» GIVEN MATERIAL:

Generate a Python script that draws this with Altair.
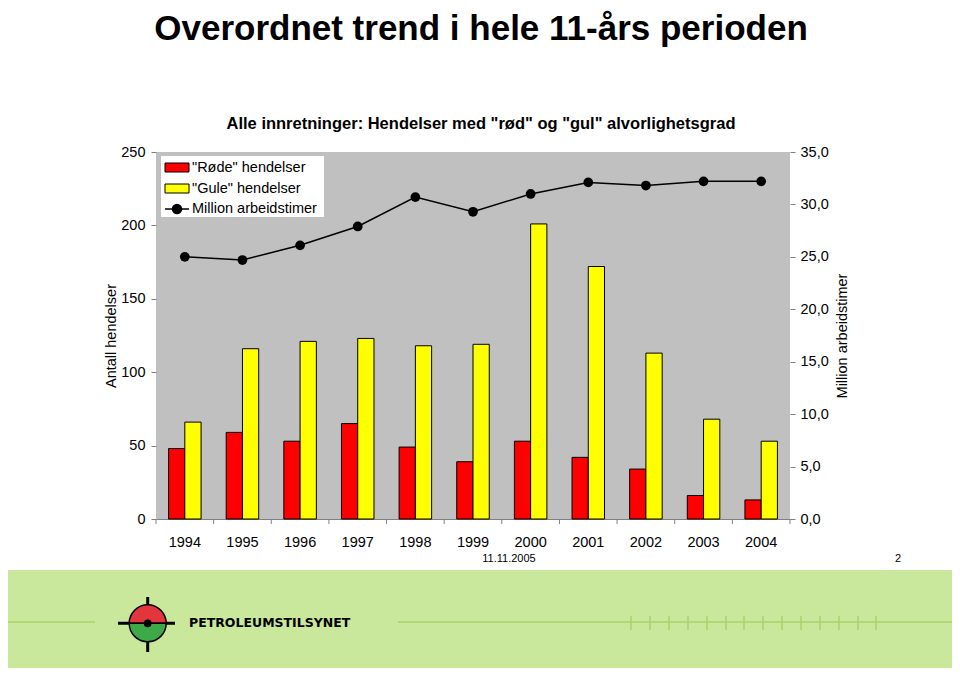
import altair as alt
import pandas as pd

# ---------------- data ----------------
years = [str(y) for y in range(1994, 2005)]
rode = [48, 59, 53, 65, 49, 39, 53, 42, 34, 16, 13]
gule = [66, 116, 121, 123, 118, 119, 201, 172, 113, 68, 53]
timer = [25.0, 24.7, 26.1, 27.9, 30.7, 29.3, 31.0, 32.1, 31.8, 32.2, 32.2]
series_names = ['"Røde" hendelser', '"Gule" hendelser', 'Million arbeidstimer']
series_colors = ['#ff0000', '#ffff00', '#000000']
left_ticks = [0, 50, 100, 150, 200, 250]
right_ticks = [0, 5, 10, 15, 20, 25, 30, 35]

title_text = "Overordnet trend i hele 11-års perioden"
subtitle_text = 'Alle innretninger: Hendelser med "rød" og "gul" alvorlighetsgrad'
left_title = "Antall hendelser"
right_title = "Million arbeidstimer"
date_text = "11.11.2005"
page_text = "2"
logo_text = "PETROLEUMSTILSYNET"

# ---------------- layout (plot area at page x=156, y=152) ----------------
W, H = 634, 367
PAD = {"left": 148, "top": 144, "right": 162, "bottom": 149}
FONT = "Liberation Sans"

bar_df = pd.DataFrame({
    "year": years * 2,
    "serie": [series_names[0]] * len(years) + [series_names[1]] * len(years),
    "value": rode + gule,
})
line_df = pd.DataFrame({"year": years, "timer": timer})

x_enc = alt.X(
    "year:N", sort=years,
    scale=alt.Scale(paddingInner=0.436, paddingOuter=0.218),
    axis=alt.Axis(title=None, labelAngle=0, ticks=False, domainColor="#808080",
                  labelPadding=16, labelFontSize=14.5, labelFont=FONT, labelColor="black"),
)

bars = alt.Chart(bar_df).mark_bar(stroke="black", strokeWidth=1).encode(
    x=x_enc,
    xOffset=alt.XOffset("serie:N", sort=series_names[:2],
                        scale=alt.Scale(domain=series_names[:2], paddingInner=0, paddingOuter=0)),
    y=alt.Y("value:Q", scale=alt.Scale(domain=[0, 250], nice=False),
            axis=alt.Axis(title=left_title, values=left_ticks, grid=False, domain=False,
                          tickSize=5, tickColor="#808080", labelPadding=6, titlePadding=2,
                          labelFontSize=14.5, titleFontSize=14.5, labelFont=FONT, titleFont=FONT,
                          titleFontWeight="normal", labelColor="black", titleColor="black")),
    color=alt.Color("serie:N", scale=alt.Scale(domain=series_names[:2], range=series_colors[:2]),
                    legend=None),
)

line = alt.Chart(line_df).mark_line(
    color="black", strokeWidth=1.5,
    point=alt.OverlayMarkDef(filled=True, fill="black", color="black", size=95),
).encode(
    x=alt.X("year:N", sort=years),
    y=alt.Y("timer:Q", scale=alt.Scale(domain=[0, 35], nice=False),
            axis=alt.Axis(title=right_title, orient="right", values=right_ticks, grid=False,
                          domain=False, tickSize=5, tickColor="#808080", labelPadding=5,
                          titlePadding=7, titleAngle=270, titleBaseline="top",
                          labelExpr="replace(format(datum.value, '.1f'), '.', ',')",
                          labelFontSize=14.5, titleFontSize=14.5, labelFont=FONT, titleFont=FONT,
                          titleFontWeight="normal", labelColor="black", titleColor="black")),
)

# category boundary ticks on the x axis
tick_df = pd.DataFrame({"year": years})
step = W / len(years)
xticks = alt.Chart(tick_df).mark_rule(color="#808080", xOffset=-step / 2).encode(
    x=alt.X("year:N", sort=years), y=alt.value(H), y2=alt.value(H + 5))
xtick_last = alt.Chart(pd.DataFrame({"year": [years[-1]]})).mark_rule(
    color="#808080", xOffset=step / 2).encode(
    x=alt.X("year:N", sort=years), y=alt.value(H), y2=alt.value(H + 5))

one = pd.DataFrame({"t": [0]})


def text_layer(txt, x, y, size, weight="normal", align="center", font=FONT, baseline="alphabetic"):
    return alt.Chart(pd.DataFrame({"t": [txt]})).mark_text(
        fontSize=size, fontWeight=weight, align=align, font=font, baseline=baseline,
        color="black").encode(text="t:N", x=alt.value(x), y=alt.value(y))


def rect_layer(x, x2, y, y2, fill, stroke=None, sw=0):
    kw = dict(fill=fill)
    if stroke:
        kw.update(stroke=stroke, strokeWidth=sw)
    return alt.Chart(one).mark_rect(**kw).encode(
        x=alt.value(x), x2=alt.value(x2), y=alt.value(y), y2=alt.value(y2))


def rule_layer(x, x2, y, y2, color, sw):
    return alt.Chart(one).mark_rule(color=color, strokeWidth=sw).encode(
        x=alt.value(x), x2=alt.value(x2), y=alt.value(y), y2=alt.value(y2))


# titles
title_l = text_layer(title_text, 325, -112, 35, "bold",
                     font="Liberation Sans Narrow, Arial Narrow, Liberation Sans")
subtitle_l = text_layer(subtitle_text, 325, -23, 16.5, "bold")

# legend (manual)
legend_layers = [
    rect_layer(5, 168, 4, 65, "white"),
    rect_layer(9, 33, 11, 20, series_colors[0], "black", 1),
    rect_layer(9, 33, 32, 41, series_colors[1], "black", 1),
    rule_layer(9, 33, 57, 57, "black", 1.5),
    alt.Chart(one).mark_point(filled=True, color="black", size=110, opacity=1).encode(
        x=alt.value(21), y=alt.value(57)),
    text_layer(series_names[0], 36, 15.5, 14.5, align="left", baseline="middle"),
    text_layer(series_names[1], 36, 36.5, 14.5, align="left", baseline="middle"),
    text_layer(series_names[2], 36, 57, 14.5, align="left", baseline="middle"),
]

# footer
footer_layers = [
    text_layer(date_text, 353, 410, 11),
    text_layer(page_text, 742, 410, 11),
    rect_layer(-148, W + PAD["right"], 418, H + PAD["bottom"], "#c9e89b"),
    rule_layer(-148, -61, 470, 470, "#a6d46a", 1.5),
    rule_layer(242, W + PAD["right"], 470, 470, "#a6d46a", 1.5),
]
comb_x = [631, 650, 669, 688, 707, 726, 744, 763, 782, 801, 820, 839, 858, 876]
footer_layers += [rule_layer(px - 156, px - 156, 464, 478, "#a6d46a", 1.5) for px in comb_x]

# logo
lx, ly = -8.3, 471.3
logo_layers = [
    rule_layer(lx, lx, 445, 500, "black", 3),
    rule_layer(-38, 19, ly, ly, "black", 3),
    alt.Chart(one).mark_arc(fill="#e2353c", stroke="black", strokeWidth=1.5).encode(
        x=alt.value(lx), y=alt.value(ly), theta=alt.value(4.712389), theta2=alt.value(7.853982),
        radius=alt.value(18.5)),
    alt.Chart(one).mark_arc(fill="#3daa48", stroke="black", strokeWidth=1.5).encode(
        x=alt.value(lx), y=alt.value(ly), theta=alt.value(1.570796), theta2=alt.value(4.712389),
        radius=alt.value(18.5)),
    alt.Chart(one).mark_point(filled=True, color="black", size=60, opacity=1).encode(
        x=alt.value(lx), y=alt.value(ly)),
    text_layer(logo_text, 33, ly, 12.5, "bold", align="left", font="DejaVu Sans", baseline="middle"),
]

chart = alt.layer(
    bars, line, xticks, xtick_last, title_l, subtitle_l,
    *legend_layers, *footer_layers, *logo_layers,
).resolve_scale(y="independent").properties(
    width=W, height=H,
    autosize=alt.AutoSizeParams(type="none"),
    padding=PAD,
    background="white",
).configure_view(fill="#c0c0c0", stroke=None)

chart.save("out.html", embed_options={"renderer": "svg", "actions": False})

» EXERCISE AIM:
Return the whole listing, word for word, and leave out every picture.

» PROBLEM SOLUTION:
Generate a Python script that draws this with Altair.
import altair as alt
import pandas as pd

# ---------------- data ----------------
years = [str(y) for y in range(1994, 2005)]
rode = [48, 59, 53, 65, 49, 39, 53, 42, 34, 16, 13]
gule = [66, 116, 121, 123, 118, 119, 201, 172, 113, 68, 53]
timer = [25.0, 24.7, 26.1, 27.9, 30.7, 29.3, 31.0, 32.1, 31.8, 32.2, 32.2]
series_names = ['"Røde" hendelser', '"Gule" hendelser', 'Million arbeidstimer']
series_colors = ['#ff0000', '#ffff00', '#000000']
left_ticks = [0, 50, 100, 150, 200, 250]
right_ticks = [0, 5, 10, 15, 20, 25, 30, 35]

title_text = "Overordnet trend i hele 11-års perioden"
subtitle_text = 'Alle innretninger: Hendelser med "rød" og "gul" alvorlighetsgrad'
left_title = "Antall hendelser"
right_title = "Million arbeidstimer"
date_text = "11.11.2005"
page_text = "2"
logo_text = "PETROLEUMSTILSYNET"

# ---------------- layout (plot area at page x=156, y=152) ----------------
W, H = 634, 367
PAD = {"left": 148, "top": 144, "right": 162, "bottom": 149}
FONT = "Liberation Sans"

bar_df = pd.DataFrame({
    "year": years * 2,
    "serie": [series_names[0]] * len(years) + [series_names[1]] * len(years),
    "value": rode + gule,
})
line_df = pd.DataFrame({"year": years, "timer": timer})

x_enc = alt.X(
    "year:N", sort=years,
    scale=alt.Scale(paddingInner=0.436, paddingOuter=0.218),
    axis=alt.Axis(title=None, labelAngle=0, ticks=False, domainColor="#808080",
                  labelPadding=16, labelFontSize=14.5, labelFont=FONT, labelColor="black"),
)

bars = alt.Chart(bar_df).mark_bar(stroke="black", strokeWidth=1).encode(
    x=x_enc,
    xOffset=alt.XOffset("serie:N", sort=series_names[:2],
                        scale=alt.Scale(domain=series_names[:2], paddingInner=0, paddingOuter=0)),
    y=alt.Y("value:Q", scale=alt.Scale(domain=[0, 250], nice=False),
            axis=alt.Axis(title=left_title, values=left_ticks, grid=False, domain=False,
                          tickSize=5, tickColor="#808080", labelPadding=6, titlePadding=2,
                          labelFontSize=14.5, titleFontSize=14.5, labelFont=FONT, titleFont=FONT,
                          titleFontWeight="normal", labelColor="black", titleColor="black")),
    color=alt.Color("serie:N", scale=alt.Scale(domain=series_names[:2], range=series_colors[:2]),
                    legend=None),
)

line = alt.Chart(line_df).mark_line(
    color="black", strokeWidth=1.5,
    point=alt.OverlayMarkDef(filled=True, fill="black", color="black", size=95),
).encode(
    x=alt.X("year:N", sort=years),
    y=alt.Y("timer:Q", scale=alt.Scale(domain=[0, 35], nice=False),
            axis=alt.Axis(title=right_title, orient="right", values=right_ticks, grid=False,
                          domain=False, tickSize=5, tickColor="#808080", labelPadding=5,
                          titlePadding=7, titleAngle=270, titleBaseline="top",
                          labelExpr="replace(format(datum.value, '.1f'), '.', ',')",
                          labelFontSize=14.5, titleFontSize=14.5, labelFont=FONT, titleFont=FONT,
                          titleFontWeight="normal", labelColor="black", titleColor="black")),
)

# category boundary ticks on the x axis
tick_df = pd.DataFrame({"year": years})
step = W / len(years)
xticks = alt.Chart(tick_df).mark_rule(color="#808080", xOffset=-step / 2).encode(
    x=alt.X("year:N", sort=years), y=alt.value(H), y2=alt.value(H + 5))
xtick_last = alt.Chart(pd.DataFrame({"year": [years[-1]]})).mark_rule(
    color="#808080", xOffset=step / 2).encode(
    x=alt.X("year:N", sort=years), y=alt.value(H), y2=alt.value(H + 5))

one = pd.DataFrame({"t": [0]})


def text_layer(txt, x, y, size, weight="normal", align="center", font=FONT, baseline="alphabetic"):
    return alt.Chart(pd.DataFrame({"t": [txt]})).mark_text(
        fontSize=size, fontWeight=weight, align=align, font=font, baseline=baseline,
        color="black").encode(text="t:N", x=alt.value(x), y=alt.value(y))


def rect_layer(x, x2, y, y2, fill, stroke=None, sw=0):
    kw = dict(fill=fill)
    if stroke:
        kw.update(stroke=stroke, strokeWidth=sw)
    return alt.Chart(one).mark_rect(**kw).encode(
        x=alt.value(x), x2=alt.value(x2), y=alt.value(y), y2=alt.value(y2))


def rule_layer(x, x2, y, y2, color, sw):
    return alt.Chart(one).mark_rule(color=color, strokeWidth=sw).encode(
        x=alt.value(x), x2=alt.value(x2), y=alt.value(y), y2=alt.value(y2))


# titles
title_l = text_layer(title_text, 325, -112, 35, "bold",
                     font="Liberation Sans Narrow, Arial Narrow, Liberation Sans")
subtitle_l = text_layer(subtitle_text, 325, -23, 16.5, "bold")

# legend (manual)
legend_layers = [
    rect_layer(5, 168, 4, 65, "white"),
    rect_layer(9, 33, 11, 20, series_colors[0], "black", 1),
    rect_layer(9, 33, 32, 41, series_colors[1], "black", 1),
    rule_layer(9, 33, 57, 57, "black", 1.5),
    alt.Chart(one).mark_point(filled=True, color="black", size=110, opacity=1).encode(
        x=alt.value(21), y=alt.value(57)),
    text_layer(series_names[0], 36, 15.5, 14.5, align="left", baseline="middle"),
    text_layer(series_names[1], 36, 36.5, 14.5, align="left", baseline="middle"),
    text_layer(series_names[2], 36, 57, 14.5, align="left", baseline="middle"),
]

# footer
footer_layers = [
    text_layer(date_text, 353, 410, 11),
    text_layer(page_text, 742, 410, 11),
    rect_layer(-148, W + PAD["right"], 418, H + PAD["bottom"], "#c9e89b"),
    rule_layer(-148, -61, 470, 470, "#a6d46a", 1.5),
    rule_layer(242, W + PAD["right"], 470, 470, "#a6d46a", 1.5),
]
comb_x = [631, 650, 669, 688, 707, 726, 744, 763, 782, 801, 820, 839, 858, 876]
footer_layers += [rule_layer(px - 156, px - 156, 464, 478, "#a6d46a", 1.5) for px in comb_x]

# logo
lx, ly = -8.3, 471.3
logo_layers = [
    rule_layer(lx, lx, 445, 500, "black", 3),
    rule_layer(-38, 19, ly, ly, "black", 3),
    alt.Chart(one).mark_arc(fill="#e2353c", stroke="black", strokeWidth=1.5).encode(
        x=alt.value(lx), y=alt.value(ly), theta=alt.value(4.712389), theta2=alt.value(7.853982),
        radius=alt.value(18.5)),
    alt.Chart(one).mark_arc(fill="#3daa48", stroke="black", strokeWidth=1.5).encode(
        x=alt.value(lx), y=alt.value(ly), theta=alt.value(1.570796), theta2=alt.value(4.712389),
        radius=alt.value(18.5)),
    alt.Chart(one).mark_point(filled=True, color="black", size=60, opacity=1).encode(
        x=alt.value(lx), y=alt.value(ly)),
    text_layer(logo_text, 33, ly, 12.5, "bold", align="left", font="DejaVu Sans", baseline="middle"),
]

chart = alt.layer(
    bars, line, xticks, xtick_last, title_l, subtitle_l,
    *legend_layers, *footer_layers, *logo_layers,
).resolve_scale(y="independent").properties(
    width=W, height=H,
    autosize=alt.AutoSizeParams(type="none"),
    padding=PAD,
    background="white",
).configure_view(fill="#c0c0c0", stroke=None)

chart.save("out.html", embed_options={"renderer": "svg", "actions": False})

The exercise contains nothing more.